- **What to work on**
Take the lines from the top down to and including the one with "label_y = [0.16, -0.87, 1.045]" and repeat them exactly. Omit images.

▬▬▬▬▬▬▬▬▬▬

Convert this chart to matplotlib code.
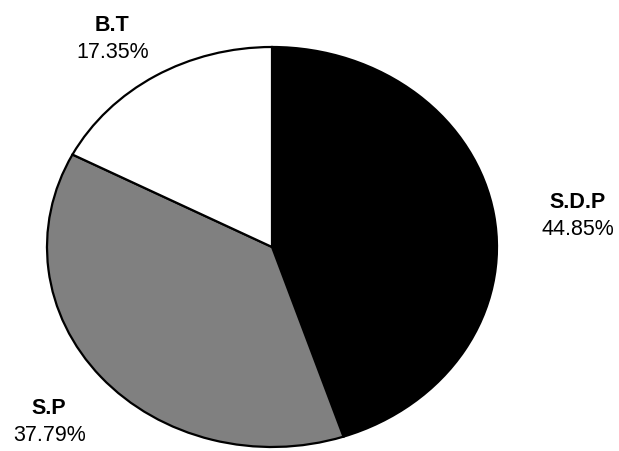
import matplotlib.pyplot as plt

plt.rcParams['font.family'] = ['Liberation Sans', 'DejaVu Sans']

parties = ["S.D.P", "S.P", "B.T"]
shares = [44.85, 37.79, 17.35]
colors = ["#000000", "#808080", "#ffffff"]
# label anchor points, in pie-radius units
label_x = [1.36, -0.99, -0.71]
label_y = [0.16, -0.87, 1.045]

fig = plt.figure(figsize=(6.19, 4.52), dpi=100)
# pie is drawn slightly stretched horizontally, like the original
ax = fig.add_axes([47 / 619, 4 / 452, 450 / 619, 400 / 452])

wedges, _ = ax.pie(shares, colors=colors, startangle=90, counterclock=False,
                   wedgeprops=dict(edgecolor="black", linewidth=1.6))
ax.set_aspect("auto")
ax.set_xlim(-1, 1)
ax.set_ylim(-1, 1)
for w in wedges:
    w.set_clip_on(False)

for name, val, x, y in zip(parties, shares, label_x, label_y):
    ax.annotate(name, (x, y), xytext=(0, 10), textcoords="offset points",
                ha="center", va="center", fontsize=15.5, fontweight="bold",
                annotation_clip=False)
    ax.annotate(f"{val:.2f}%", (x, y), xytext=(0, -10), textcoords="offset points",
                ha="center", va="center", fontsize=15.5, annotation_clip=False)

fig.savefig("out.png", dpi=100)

▬▬▬▬▬▬▬▬▬▬

- **Worked answer**
Convert this chart to matplotlib code.
import matplotlib.pyplot as plt

plt.rcParams['font.family'] = ['Liberation Sans', 'DejaVu Sans']

parties = ["S.D.P", "S.P", "B.T"]
shares = [44.85, 37.79, 17.35]
colors = ["#000000", "#808080", "#ffffff"]
# label anchor points, in pie-radius units
label_x = [1.36, -0.99, -0.71]
label_y = [0.16, -0.87, 1.045]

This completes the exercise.